- _Problem_
Return the records from the first line through the line containing "import plotly.graph_objects as go", and leave out the pictures.

################

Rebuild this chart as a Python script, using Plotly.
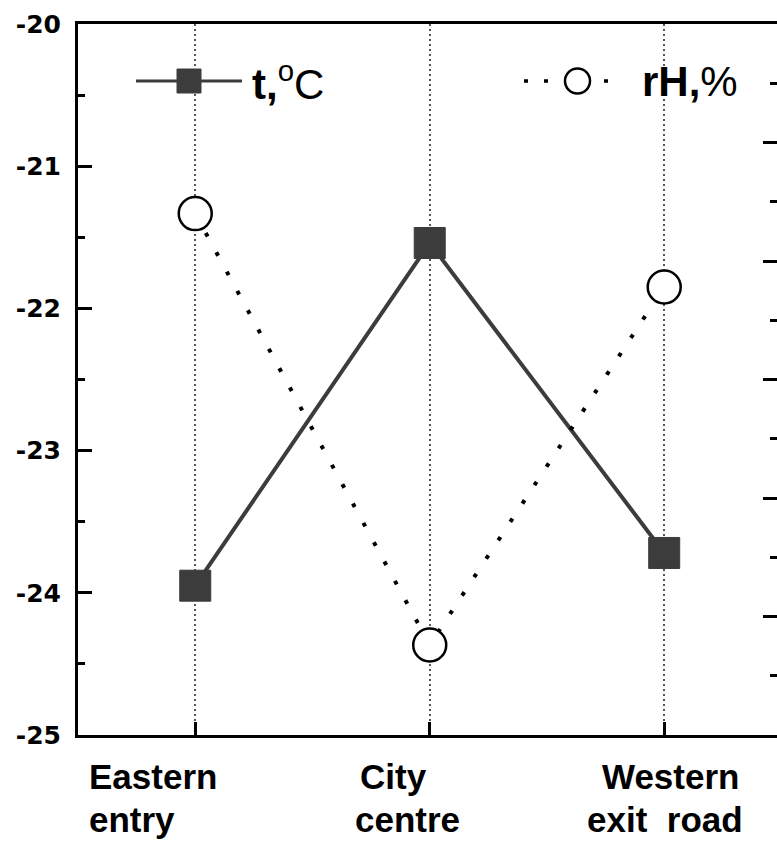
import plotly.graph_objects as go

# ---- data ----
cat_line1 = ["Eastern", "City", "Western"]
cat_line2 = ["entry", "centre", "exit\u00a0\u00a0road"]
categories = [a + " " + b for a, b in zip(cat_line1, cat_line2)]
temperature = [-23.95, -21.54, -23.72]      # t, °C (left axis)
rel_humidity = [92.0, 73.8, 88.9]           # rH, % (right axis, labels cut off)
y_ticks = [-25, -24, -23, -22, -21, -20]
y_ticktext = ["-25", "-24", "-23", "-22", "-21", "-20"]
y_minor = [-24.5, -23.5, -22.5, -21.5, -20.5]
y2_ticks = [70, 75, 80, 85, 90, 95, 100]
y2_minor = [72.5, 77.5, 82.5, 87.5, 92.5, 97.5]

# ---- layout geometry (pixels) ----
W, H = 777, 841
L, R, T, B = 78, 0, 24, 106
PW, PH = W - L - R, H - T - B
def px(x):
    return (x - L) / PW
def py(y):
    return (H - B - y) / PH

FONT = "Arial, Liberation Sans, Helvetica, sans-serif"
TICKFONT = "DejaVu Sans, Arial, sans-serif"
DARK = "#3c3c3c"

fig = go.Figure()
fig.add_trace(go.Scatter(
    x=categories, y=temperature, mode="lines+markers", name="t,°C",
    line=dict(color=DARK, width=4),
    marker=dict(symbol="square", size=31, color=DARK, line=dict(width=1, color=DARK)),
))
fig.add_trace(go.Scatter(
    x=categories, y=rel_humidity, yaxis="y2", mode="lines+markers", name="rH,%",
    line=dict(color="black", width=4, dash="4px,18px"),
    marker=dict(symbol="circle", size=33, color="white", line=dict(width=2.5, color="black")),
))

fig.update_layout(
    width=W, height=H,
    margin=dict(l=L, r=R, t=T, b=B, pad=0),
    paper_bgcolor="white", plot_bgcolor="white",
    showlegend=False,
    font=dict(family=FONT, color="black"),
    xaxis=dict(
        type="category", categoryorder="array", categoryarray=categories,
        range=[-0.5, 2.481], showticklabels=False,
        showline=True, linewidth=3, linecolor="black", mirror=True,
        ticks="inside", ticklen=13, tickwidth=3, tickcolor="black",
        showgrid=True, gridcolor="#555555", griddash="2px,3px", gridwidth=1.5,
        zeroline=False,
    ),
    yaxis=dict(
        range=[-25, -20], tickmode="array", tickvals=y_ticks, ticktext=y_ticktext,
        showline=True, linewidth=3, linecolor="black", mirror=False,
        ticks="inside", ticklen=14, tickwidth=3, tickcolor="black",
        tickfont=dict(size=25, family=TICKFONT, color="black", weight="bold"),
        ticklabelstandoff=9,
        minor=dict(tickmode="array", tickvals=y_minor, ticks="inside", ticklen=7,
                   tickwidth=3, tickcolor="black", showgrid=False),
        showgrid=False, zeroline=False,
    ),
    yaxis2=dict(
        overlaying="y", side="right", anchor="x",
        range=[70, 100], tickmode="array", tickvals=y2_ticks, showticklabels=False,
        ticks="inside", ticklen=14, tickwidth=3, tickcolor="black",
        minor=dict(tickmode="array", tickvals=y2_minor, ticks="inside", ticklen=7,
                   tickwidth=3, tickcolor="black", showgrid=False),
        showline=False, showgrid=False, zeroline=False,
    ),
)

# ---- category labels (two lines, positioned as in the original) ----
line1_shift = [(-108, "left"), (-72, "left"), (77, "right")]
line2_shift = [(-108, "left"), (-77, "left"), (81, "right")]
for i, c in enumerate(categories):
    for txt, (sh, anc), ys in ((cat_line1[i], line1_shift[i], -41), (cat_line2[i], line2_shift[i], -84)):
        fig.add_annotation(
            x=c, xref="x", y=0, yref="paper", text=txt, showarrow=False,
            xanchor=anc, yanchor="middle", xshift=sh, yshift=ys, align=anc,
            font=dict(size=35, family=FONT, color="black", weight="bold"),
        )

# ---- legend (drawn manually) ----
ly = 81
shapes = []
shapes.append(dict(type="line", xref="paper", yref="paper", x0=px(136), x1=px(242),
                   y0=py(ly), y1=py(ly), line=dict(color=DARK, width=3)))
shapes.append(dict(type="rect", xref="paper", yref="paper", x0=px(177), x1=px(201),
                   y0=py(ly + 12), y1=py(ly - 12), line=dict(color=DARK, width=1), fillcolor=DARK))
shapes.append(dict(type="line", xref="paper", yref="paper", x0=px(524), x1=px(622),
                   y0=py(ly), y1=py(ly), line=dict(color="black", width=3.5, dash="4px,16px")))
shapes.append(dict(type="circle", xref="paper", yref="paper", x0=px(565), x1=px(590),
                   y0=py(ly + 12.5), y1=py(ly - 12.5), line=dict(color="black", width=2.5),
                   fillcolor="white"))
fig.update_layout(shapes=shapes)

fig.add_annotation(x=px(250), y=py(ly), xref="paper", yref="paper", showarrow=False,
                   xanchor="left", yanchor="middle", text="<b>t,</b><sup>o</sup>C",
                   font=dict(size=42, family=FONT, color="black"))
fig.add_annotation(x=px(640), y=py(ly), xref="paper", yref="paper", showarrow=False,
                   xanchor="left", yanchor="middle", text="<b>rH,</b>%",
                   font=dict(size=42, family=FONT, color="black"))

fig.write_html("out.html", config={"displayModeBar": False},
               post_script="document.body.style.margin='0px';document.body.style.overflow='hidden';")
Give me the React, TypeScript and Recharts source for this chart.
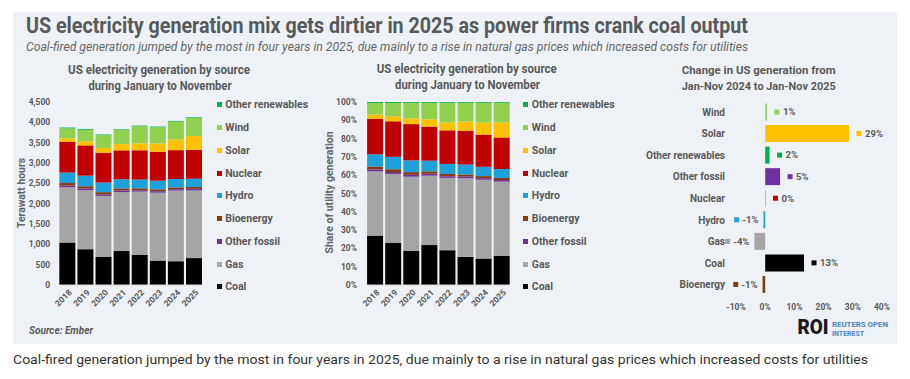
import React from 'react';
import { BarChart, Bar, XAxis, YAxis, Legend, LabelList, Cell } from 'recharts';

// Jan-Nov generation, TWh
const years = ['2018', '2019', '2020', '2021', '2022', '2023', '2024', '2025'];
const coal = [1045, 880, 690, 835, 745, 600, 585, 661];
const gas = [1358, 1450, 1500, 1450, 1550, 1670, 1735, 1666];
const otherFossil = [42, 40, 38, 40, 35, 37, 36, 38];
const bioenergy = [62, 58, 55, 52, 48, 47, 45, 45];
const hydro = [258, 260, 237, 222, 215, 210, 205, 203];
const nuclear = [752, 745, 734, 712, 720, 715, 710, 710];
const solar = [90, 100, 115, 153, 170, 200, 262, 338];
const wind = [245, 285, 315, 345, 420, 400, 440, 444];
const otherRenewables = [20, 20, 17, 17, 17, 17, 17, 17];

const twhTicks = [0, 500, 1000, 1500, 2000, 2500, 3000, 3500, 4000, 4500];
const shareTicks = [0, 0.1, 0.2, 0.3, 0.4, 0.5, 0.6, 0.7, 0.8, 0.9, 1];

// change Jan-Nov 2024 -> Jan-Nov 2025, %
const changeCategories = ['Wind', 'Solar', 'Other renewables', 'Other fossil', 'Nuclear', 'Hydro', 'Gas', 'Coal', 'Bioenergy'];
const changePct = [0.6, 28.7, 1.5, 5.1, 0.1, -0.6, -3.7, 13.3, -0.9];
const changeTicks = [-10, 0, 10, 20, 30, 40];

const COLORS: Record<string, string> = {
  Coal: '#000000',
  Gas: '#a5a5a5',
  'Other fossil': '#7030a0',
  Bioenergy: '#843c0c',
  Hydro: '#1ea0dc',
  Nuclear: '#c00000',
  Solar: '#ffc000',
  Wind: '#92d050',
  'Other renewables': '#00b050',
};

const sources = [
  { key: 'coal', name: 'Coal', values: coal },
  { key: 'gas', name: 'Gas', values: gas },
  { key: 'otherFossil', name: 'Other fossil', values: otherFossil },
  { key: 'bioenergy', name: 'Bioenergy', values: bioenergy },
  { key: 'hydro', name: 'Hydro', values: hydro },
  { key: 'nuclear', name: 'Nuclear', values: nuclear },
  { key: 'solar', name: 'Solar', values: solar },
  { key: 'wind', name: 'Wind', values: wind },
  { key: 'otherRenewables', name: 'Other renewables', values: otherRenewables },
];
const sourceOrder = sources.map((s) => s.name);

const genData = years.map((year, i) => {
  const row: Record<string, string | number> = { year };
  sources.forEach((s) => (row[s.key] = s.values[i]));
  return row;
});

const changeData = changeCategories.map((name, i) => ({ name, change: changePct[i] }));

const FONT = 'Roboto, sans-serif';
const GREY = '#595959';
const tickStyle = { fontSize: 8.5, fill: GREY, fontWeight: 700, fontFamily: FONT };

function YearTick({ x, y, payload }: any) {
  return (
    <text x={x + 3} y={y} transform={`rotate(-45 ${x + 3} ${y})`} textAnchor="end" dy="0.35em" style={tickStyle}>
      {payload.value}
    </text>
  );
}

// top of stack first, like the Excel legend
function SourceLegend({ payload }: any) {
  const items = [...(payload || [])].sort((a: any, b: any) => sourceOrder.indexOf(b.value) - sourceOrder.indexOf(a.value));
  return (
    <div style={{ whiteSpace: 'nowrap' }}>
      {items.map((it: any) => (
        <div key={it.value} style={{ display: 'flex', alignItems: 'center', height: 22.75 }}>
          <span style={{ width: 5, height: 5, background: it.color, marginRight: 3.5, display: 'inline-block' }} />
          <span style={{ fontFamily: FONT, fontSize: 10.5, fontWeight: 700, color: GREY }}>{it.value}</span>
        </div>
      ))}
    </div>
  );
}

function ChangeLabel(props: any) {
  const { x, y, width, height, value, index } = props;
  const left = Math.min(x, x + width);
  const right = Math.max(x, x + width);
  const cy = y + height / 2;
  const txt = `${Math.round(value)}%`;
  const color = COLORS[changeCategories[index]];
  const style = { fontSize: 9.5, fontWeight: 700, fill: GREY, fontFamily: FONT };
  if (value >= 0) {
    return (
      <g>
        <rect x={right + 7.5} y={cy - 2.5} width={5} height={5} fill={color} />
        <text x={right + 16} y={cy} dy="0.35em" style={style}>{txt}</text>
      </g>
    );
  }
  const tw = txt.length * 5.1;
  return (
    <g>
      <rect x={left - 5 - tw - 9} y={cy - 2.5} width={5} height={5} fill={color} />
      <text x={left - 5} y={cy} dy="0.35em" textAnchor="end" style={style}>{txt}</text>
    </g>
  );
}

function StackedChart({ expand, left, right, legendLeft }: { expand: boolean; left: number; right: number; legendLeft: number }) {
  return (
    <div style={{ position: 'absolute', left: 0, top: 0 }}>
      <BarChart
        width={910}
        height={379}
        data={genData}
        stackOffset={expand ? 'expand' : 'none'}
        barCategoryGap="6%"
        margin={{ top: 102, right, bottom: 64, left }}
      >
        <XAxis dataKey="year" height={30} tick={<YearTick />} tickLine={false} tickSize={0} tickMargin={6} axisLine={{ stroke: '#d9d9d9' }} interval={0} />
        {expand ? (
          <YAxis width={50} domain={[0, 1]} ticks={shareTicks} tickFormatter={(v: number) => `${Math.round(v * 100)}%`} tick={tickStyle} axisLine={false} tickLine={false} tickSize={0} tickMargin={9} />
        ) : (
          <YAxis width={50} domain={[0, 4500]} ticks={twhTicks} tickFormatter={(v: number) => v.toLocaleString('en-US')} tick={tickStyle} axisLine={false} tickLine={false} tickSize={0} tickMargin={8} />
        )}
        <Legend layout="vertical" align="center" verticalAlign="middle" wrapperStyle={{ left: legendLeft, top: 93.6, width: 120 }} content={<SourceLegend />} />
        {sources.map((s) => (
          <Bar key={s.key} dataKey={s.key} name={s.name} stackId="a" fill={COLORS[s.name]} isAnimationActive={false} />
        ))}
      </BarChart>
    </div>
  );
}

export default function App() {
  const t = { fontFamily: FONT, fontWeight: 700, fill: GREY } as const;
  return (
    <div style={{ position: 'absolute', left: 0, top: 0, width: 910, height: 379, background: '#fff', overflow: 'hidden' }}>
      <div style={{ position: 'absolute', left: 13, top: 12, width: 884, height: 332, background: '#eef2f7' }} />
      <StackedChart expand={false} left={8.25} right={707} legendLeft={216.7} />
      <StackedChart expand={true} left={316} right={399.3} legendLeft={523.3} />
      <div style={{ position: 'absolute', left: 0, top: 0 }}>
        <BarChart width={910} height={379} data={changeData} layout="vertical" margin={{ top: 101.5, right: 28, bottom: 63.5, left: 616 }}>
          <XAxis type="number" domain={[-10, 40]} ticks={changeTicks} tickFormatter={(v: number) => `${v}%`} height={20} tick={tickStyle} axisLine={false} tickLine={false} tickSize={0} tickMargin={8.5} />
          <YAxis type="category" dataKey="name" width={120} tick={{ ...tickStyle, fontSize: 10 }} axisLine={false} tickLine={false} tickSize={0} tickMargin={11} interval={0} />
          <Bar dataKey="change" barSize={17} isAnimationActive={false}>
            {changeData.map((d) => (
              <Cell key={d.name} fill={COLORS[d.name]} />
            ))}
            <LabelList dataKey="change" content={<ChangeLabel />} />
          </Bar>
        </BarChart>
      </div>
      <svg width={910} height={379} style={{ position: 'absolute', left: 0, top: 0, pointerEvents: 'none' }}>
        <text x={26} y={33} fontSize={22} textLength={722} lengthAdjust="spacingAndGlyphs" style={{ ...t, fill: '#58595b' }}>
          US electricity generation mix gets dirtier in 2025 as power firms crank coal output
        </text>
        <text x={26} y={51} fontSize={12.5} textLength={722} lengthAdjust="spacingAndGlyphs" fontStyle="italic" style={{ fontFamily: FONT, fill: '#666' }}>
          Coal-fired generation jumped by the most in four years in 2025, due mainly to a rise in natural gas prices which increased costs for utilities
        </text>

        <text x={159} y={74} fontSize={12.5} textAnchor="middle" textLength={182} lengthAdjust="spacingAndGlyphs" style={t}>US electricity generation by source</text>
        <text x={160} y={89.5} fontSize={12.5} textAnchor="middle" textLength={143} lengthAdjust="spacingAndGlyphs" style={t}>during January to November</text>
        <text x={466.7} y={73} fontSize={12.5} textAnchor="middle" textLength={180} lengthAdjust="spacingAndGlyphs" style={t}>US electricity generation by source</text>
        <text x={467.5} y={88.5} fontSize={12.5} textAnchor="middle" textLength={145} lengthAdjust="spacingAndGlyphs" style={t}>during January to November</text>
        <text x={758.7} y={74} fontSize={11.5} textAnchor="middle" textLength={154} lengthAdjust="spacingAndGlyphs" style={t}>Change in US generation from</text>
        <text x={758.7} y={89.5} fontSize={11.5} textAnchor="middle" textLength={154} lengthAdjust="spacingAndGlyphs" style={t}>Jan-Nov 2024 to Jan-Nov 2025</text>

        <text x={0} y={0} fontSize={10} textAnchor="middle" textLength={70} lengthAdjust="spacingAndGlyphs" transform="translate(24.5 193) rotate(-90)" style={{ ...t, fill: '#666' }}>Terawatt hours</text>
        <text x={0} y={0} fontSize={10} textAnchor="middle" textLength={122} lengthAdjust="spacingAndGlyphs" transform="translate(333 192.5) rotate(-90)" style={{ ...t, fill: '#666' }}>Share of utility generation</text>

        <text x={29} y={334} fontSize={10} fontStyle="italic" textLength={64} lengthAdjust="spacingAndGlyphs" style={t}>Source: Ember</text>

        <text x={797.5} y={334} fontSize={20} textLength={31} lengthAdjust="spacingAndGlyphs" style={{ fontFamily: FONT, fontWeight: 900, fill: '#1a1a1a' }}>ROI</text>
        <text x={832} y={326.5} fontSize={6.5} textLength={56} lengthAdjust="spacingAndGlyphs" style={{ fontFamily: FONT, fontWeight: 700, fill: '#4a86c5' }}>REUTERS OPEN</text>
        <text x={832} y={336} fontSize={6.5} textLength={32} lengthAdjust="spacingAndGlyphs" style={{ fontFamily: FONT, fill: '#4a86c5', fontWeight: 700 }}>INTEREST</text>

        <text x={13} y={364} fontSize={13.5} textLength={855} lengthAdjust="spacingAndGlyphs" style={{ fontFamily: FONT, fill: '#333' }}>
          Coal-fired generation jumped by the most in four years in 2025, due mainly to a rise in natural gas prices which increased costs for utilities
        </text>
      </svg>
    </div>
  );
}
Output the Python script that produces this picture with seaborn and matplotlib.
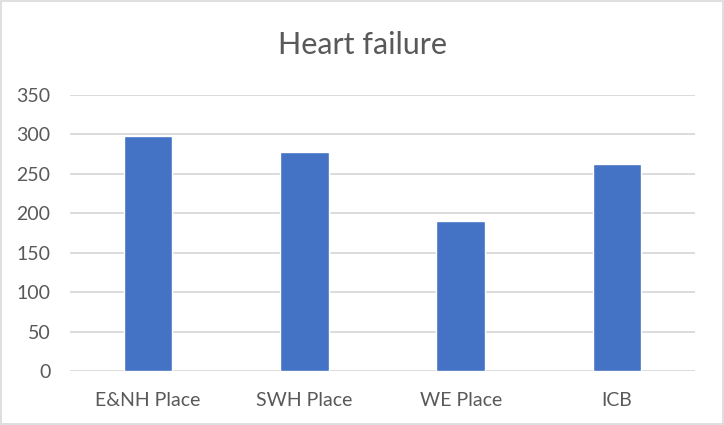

################

- _Solution to this problem_
Rebuild this chart as a Python script, using Plotly.
import plotly.graph_objects as go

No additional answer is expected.